Like probably many people, I first encountered Riki-Oh through Lam Ngai Kai's 1991 adaptation. Advertised as one of the most violent movies ever made, I saw it with VCD quality and loved it. The practical effects were amazing, the blood was bright and flowing, spraying, and exploding in buckets, the fights were over-over-the-top insane. And don't get me started on the final bout with the mutated warden...
Recently, I discovered that it's based on a manga, and a long one at that. So, I dug in, wanting to see how much of the film violence came from the original and overall, what did the move from the page to the screen do to the story.
Having finished the entire 12 volume run, I can say that the manga is almost as good as its adaptation. It is hyper violent with blood, brains, eyes, and guts flying left and right on almost every page. It's also very campy, especially in the second half where everything gets batshit crazy and incomprehensible.
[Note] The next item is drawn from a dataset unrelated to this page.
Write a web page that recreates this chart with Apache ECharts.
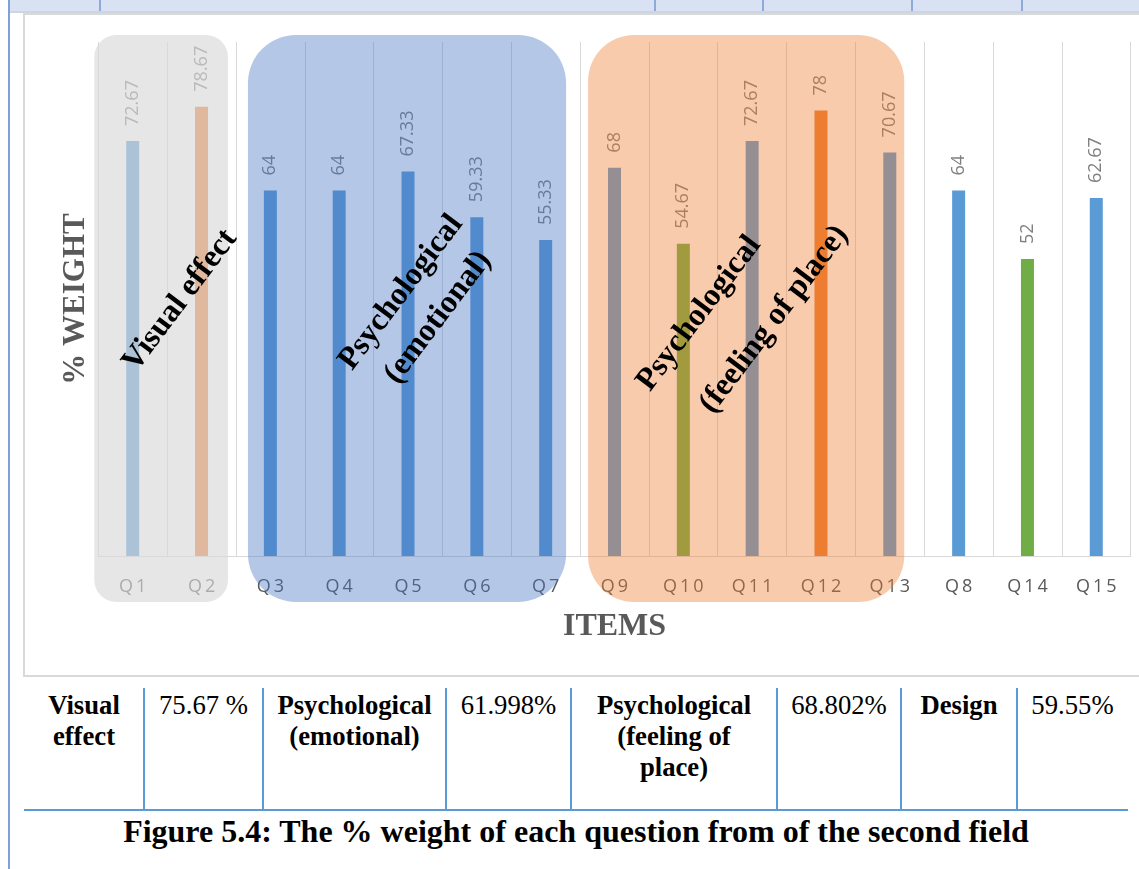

Weirder and weirder enemies start appearing, some of them with almost magical powers, others from different periods and dimensions. But, by definition, none of them are particularly interesting and exciting, because we know they'll be chopped, eviscerated, or decapitated by Riki in a single blow. Moreover, none of them are given more background than maybe a speech bubble or two, telling us their amazing powers and how they will be the ones to finally destroy the indestructible main character.
It is not the camp, though, that makes this manga more of a letdown. After all, macho campiness and ridiculous powers is what we must expect from a work of this type from the period. Rather, it is the desire of the authors to introduce some kind of epochal seriousness and gravity to Riki's travails. Sprouts of this start appearing after the end of the first prison arc on which the 1991 movie is based. Each of the remaining four arcs starts introducing more unbelievably ridiculous plot twists such as Nazis, religious zealotry, biblical prophecies, pseudo-philosophy, and tons of other things.
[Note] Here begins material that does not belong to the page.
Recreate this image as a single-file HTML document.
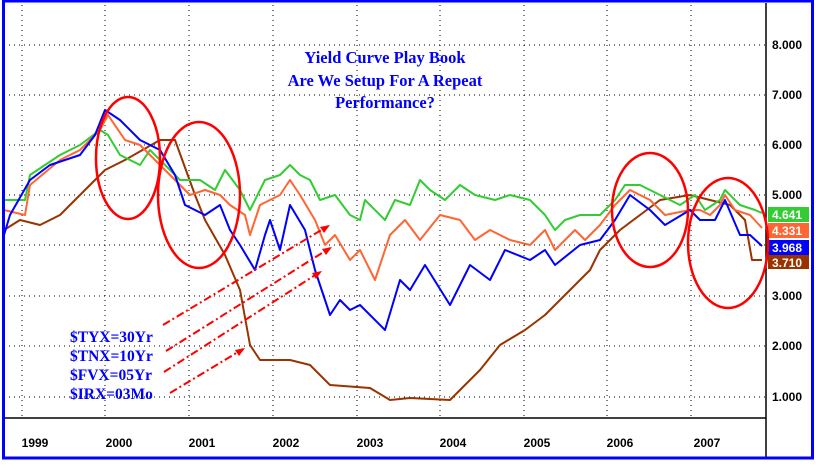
<!DOCTYPE html>
<html><head><meta charset="utf-8"><style>
body{margin:0;background:#fff;}
svg{display:block;font-family:"Liberation Sans",sans-serif;}
</style></head><body>
<svg width="816" height="469" viewBox="0 0 816 469">
<rect x="0" y="0" width="816" height="469" fill="#fff"/>
<g stroke="#000" stroke-width="1" stroke-dasharray="1,4">
<line x1="4" y1="45" x2="765" y2="45"/><line x1="4" y1="95" x2="765" y2="95"/><line x1="4" y1="145" x2="765" y2="145"/><line x1="4" y1="195" x2="765" y2="195"/><line x1="4" y1="245" x2="765" y2="245"/><line x1="4" y1="296" x2="765" y2="296"/><line x1="4" y1="346" x2="765" y2="346"/><line x1="4" y1="397" x2="765" y2="397"/>
<line x1="22" y1="5" x2="22" y2="418"/><line x1="105" y1="5" x2="105" y2="418"/><line x1="189" y1="5" x2="189" y2="418"/><line x1="273" y1="5" x2="273" y2="418"/><line x1="357" y1="5" x2="357" y2="418"/><line x1="440" y1="5" x2="440" y2="418"/><line x1="524" y1="5" x2="524" y2="418"/><line x1="607" y1="5" x2="607" y2="418"/><line x1="691" y1="5" x2="691" y2="418"/>
</g>
<line x1="4" y1="418" x2="766" y2="418" stroke="#000" stroke-width="1.5"/>
<line x1="766" y1="3" x2="766" y2="458" stroke="#000" stroke-width="1.5"/>
<g font-size="12" font-weight="bold" fill="#000">
<text x="35" y="447" text-anchor="middle">1999</text><text x="119" y="447" text-anchor="middle">2000</text><text x="202" y="447" text-anchor="middle">2001</text><text x="286" y="447" text-anchor="middle">2002</text><text x="370" y="447" text-anchor="middle">2003</text><text x="453" y="447" text-anchor="middle">2004</text><text x="537" y="447" text-anchor="middle">2005</text><text x="620" y="447" text-anchor="middle">2006</text><text x="707" y="447" text-anchor="middle">2007</text>
<text x="772" y="49">8.000</text><text x="772" y="99">7.000</text><text x="772" y="149">6.000</text><text x="772" y="199">5.000</text><text x="772" y="300">3.000</text><text x="772" y="350">2.000</text><text x="772" y="401">1.000</text>
</g>
<g font-size="12" font-weight="bold" fill="#fff">
<rect x="768" y="207" width="41" height="15" fill="#33cc33"/><text x="772" y="219">4.641</text>
<rect x="768" y="223" width="41" height="15" fill="#ff6633"/><text x="772" y="235">4.331</text>
<rect x="768" y="240" width="41" height="15" fill="#0000ff"/><text x="772" y="252">3.968</text>
<rect x="768" y="255" width="41" height="14" fill="#993300"/><text x="772" y="267">3.710</text>
</g>
<g fill="none" stroke-width="2" stroke-linejoin="round">
<polyline stroke="#993300" points="4,230 20,220 40,225 60,215 90,185 105,170 125,160 160,140 175,140 195,195 205,220 225,255 240,290 250,345 260,360 290,360 310,365 330,385 370,388 390,400 410,398 450,400 465,385 480,370 500,345 525,330 545,315 565,295 580,280 590,270 600,250 620,230 640,215 660,200 690,195 710,200 730,205 745,220 752,260 762,260"/>
<polyline stroke="#33cc33" points="4,200 25,200 30,175 60,155 80,145 100,130 108,135 120,155 140,165 150,150 160,160 180,180 200,180 215,190 225,170 240,190 250,210 265,180 280,175 290,165 300,175 310,180 320,200 335,195 350,215 360,220 365,200 385,220 395,200 410,205 420,180 430,190 445,200 460,185 475,195 495,200 510,195 530,200 545,215 555,230 565,220 580,215 600,215 615,200 625,185 640,185 660,195 680,205 695,195 705,210 720,200 725,190 740,205 755,210 762,213"/>
<polyline stroke="#ff6633" points="4,210 25,215 30,185 60,160 80,150 100,130 108,115 125,140 140,145 160,165 175,180 190,195 205,190 220,195 230,205 245,215 250,235 260,205 280,195 290,180 300,195 315,220 325,245 335,235 350,260 360,250 375,280 390,235 405,220 420,240 440,215 460,220 475,240 490,230 510,240 530,245 545,230 555,250 575,230 585,240 600,225 615,205 630,190 650,200 665,215 690,210 700,210 710,215 720,205 725,195 735,210 750,215 762,228"/>
<polyline stroke="#0000ff" points="4,235 10,215 30,180 50,165 80,155 95,135 105,110 120,120 140,140 160,150 175,175 185,205 205,215 220,205 230,230 240,245 255,270 265,235 270,220 280,250 290,205 305,230 315,270 330,315 340,300 350,310 360,305 385,330 400,280 410,290 425,265 450,305 470,265 490,280 505,250 530,260 545,250 555,265 580,245 600,240 615,220 630,195 650,210 665,225 690,210 700,220 715,220 725,200 740,235 750,235 762,246"/>
</g>
<g fill="none" stroke="#ff0000" stroke-width="2.5">
<ellipse cx="128" cy="158" rx="32" ry="61"/>
<ellipse cx="199" cy="195" rx="41" ry="73"/>
<ellipse cx="650" cy="210" rx="38" ry="57"/>
<ellipse cx="728" cy="243" rx="40" ry="65"/>
</g>
<g stroke="#ff0000" stroke-width="2" stroke-dasharray="8,3,2,3" fill="#ff0000">
<line x1="163" y1="325" x2="328" y2="226"/>
<line x1="166" y1="351" x2="330" y2="248"/>
<line x1="164" y1="372" x2="320" y2="272"/>
<line x1="170" y1="393" x2="243" y2="349"/>
</g>
<g fill="#ff0000">
<polygon points="330,225 320,227 324,233"/><polygon points="332,247 322,249 326,255"/><polygon points="322,271 312,273 316,279"/><polygon points="245,348 235,350 239,356"/>
</g>
<g font-family="Liberation Serif,serif" font-weight="bold" fill="#0000ff">
<text x="385" y="63" font-size="16.5" text-anchor="middle">Yield Curve Play Book</text>
<text x="385" y="86" font-size="16.5" text-anchor="middle">Are We Setup For A Repeat</text>
<text x="385" y="108" font-size="16.5" text-anchor="middle">Performance?</text>
<text x="70" y="342" font-size="15.5">$TYX=30Yr</text>
<text x="70" y="361" font-size="15.5">$TNX=10Yr</text>
<text x="70" y="380" font-size="15.5">$FVX=05Yr</text>
<text x="70" y="399" font-size="15.5">$IRX=03Mo</text>
</g>
<rect x="3.5" y="1" width="809" height="457" fill="none" stroke="#0000ff" stroke-width="3"/>
</svg>
</body></html>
With each introduction of a new development and theme, the initial point of the manga seems to be lost more. This is because most plot points were just thrown in by the authors without much attention to what happened or was said in previous chapters and especially arcs. Things happen, new things get introduced, oftentimes contradicting the past, people die, new contradictions are introduced, and so on, until it all ends extremely anticlimactically. I know that strong and logical storytelling isn't to be expected much from such works, but compared to the relative realism and subtlety of the first arc, it looks like a nosedive.
There isn't much of a subtext here, at least not a consistent one that I could catch. There is the running themes of belonging, family, duty, and forgiveness, but they are muddled and shallow. Its more like they were mentioned so the thing can seem semi-serious, not that the authors wanted to explore them. This makes this manga a pretty uninspired read for me, because I prefer it when the violence is used to tell something more meaningful. Here there are is only the pretense of meaning. And this suck, because the setting of the first arc and to a degree, the second one, gives plenty of room for exploring serious topics like corruption, power, policing, control, and others. When Riki breaks the cell wall for the first time in the first part, there is some potentiality for meaning, when he does the same thing for a hundredth time by the final arc, there is none.
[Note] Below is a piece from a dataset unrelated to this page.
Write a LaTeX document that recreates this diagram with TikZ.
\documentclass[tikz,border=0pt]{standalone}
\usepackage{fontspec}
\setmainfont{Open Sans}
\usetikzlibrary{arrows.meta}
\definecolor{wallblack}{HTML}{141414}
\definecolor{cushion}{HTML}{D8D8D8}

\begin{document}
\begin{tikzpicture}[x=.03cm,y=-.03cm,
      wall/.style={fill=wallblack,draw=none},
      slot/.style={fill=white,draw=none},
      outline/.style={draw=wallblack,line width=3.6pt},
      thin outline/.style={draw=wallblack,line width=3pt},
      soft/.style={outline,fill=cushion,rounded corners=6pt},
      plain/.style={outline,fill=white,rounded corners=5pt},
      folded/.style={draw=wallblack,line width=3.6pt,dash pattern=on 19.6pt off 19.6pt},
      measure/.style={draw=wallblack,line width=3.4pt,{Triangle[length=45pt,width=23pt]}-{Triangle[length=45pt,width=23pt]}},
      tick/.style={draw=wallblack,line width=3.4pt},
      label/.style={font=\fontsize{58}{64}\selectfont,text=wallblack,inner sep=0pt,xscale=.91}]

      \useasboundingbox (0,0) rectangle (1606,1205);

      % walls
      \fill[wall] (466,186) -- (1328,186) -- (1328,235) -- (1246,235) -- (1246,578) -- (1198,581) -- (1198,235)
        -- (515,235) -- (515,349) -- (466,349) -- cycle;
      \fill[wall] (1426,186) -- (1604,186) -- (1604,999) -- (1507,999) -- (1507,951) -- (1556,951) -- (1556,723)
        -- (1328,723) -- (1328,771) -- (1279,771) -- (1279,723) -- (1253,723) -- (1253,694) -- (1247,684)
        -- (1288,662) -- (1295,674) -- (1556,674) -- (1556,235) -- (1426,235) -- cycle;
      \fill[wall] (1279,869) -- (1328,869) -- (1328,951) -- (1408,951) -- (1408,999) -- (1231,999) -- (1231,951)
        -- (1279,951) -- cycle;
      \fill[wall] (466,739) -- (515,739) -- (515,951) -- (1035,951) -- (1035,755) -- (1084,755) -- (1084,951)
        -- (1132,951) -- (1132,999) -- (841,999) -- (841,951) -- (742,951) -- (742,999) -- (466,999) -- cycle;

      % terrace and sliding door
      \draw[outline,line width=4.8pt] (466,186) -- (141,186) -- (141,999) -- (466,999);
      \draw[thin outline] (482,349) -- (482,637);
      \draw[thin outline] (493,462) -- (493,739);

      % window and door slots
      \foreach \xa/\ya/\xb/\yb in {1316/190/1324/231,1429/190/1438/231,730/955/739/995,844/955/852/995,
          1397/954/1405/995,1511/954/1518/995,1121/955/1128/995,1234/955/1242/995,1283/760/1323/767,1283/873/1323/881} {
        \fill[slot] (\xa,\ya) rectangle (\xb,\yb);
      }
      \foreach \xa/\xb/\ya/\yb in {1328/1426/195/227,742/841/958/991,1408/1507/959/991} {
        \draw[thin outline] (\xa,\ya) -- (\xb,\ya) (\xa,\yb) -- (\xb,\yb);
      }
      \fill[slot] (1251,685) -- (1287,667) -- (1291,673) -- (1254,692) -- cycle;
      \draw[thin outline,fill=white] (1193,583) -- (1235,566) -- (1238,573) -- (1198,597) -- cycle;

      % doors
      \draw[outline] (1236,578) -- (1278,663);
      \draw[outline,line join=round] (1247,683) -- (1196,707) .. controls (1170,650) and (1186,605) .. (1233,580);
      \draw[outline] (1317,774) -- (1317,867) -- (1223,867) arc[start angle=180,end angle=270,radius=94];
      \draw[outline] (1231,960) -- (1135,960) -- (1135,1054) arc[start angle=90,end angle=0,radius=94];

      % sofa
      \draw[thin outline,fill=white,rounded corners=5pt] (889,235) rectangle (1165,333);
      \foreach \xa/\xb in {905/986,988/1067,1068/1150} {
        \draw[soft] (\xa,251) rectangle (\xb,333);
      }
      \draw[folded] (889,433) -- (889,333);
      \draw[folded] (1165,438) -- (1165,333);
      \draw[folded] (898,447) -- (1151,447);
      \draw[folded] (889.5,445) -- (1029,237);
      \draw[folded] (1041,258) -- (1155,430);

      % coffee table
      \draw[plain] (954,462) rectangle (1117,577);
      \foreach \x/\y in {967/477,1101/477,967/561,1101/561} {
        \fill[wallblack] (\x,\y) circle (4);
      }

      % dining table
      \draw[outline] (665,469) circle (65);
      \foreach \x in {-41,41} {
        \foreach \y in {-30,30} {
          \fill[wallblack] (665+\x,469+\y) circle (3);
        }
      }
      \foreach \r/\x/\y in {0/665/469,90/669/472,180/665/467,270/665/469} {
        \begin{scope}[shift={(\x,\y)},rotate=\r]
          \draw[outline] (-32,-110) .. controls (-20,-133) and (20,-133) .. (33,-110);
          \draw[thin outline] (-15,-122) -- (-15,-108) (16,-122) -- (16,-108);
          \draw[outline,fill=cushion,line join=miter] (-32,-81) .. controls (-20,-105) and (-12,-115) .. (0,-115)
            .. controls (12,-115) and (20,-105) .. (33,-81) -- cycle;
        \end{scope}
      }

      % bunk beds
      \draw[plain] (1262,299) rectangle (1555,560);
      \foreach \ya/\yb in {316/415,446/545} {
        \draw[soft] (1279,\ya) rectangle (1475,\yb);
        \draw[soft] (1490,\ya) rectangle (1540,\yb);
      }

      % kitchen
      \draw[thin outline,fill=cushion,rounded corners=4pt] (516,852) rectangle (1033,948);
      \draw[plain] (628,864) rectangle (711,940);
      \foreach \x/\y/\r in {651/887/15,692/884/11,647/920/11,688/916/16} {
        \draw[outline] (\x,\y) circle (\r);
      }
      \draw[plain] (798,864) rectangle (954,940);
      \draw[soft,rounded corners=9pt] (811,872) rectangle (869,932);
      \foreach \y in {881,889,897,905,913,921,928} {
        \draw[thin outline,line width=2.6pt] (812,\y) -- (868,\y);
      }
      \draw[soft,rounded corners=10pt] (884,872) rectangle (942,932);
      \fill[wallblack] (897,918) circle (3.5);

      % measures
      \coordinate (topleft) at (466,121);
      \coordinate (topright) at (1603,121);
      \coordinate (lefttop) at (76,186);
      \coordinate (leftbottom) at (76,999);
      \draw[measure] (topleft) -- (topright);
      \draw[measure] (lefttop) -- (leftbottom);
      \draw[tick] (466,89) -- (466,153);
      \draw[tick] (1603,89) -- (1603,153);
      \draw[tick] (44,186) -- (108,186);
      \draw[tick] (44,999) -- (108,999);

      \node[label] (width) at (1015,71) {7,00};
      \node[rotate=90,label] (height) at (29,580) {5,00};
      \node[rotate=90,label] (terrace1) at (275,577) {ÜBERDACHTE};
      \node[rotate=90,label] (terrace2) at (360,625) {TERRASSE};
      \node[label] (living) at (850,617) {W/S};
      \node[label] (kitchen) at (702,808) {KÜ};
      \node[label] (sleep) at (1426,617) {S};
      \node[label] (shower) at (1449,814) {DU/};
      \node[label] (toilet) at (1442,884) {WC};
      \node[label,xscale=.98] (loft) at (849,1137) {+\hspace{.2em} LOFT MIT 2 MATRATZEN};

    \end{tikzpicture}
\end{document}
What is worse, though, is that the introduction of nazism, teleology, prophecies, and such, negates the impact of the possible critique of the system. All of the occultism of the second part of the manga seems to exonerate the ones who are actually at fault in society, making them powerless pawns in the hands of eternal, otherworldly powers. Moreover, the enemies are almost always framed as being not only powerless in front of Mukai, Riki's father, a would be god, and the ultimate villain, but also people with families and humanity they need to suppress.
Luckily, whereas the storytelling falters as the manga progresses, the art kind of soars. There is nothing mindblowing composition-wise. Most of the panelling is conservative, there are few splash pages, and almost no double page spreads. The ones that appear are also pretty mediocre. The character design is also relatively good, most of the characters look consistent thorough the entire run, with only some contorted faces difficult to understand at points. Luckily, the context helps for them.
The best part by far is the 80's macho hyper violence. It is relatively detailed and realistic, with eyes and brains popping and flying, carcasses hanging and sliding. Most of the action is also comprehensible, but there are some panels in which it is difficult to discern what is happening due to the gore.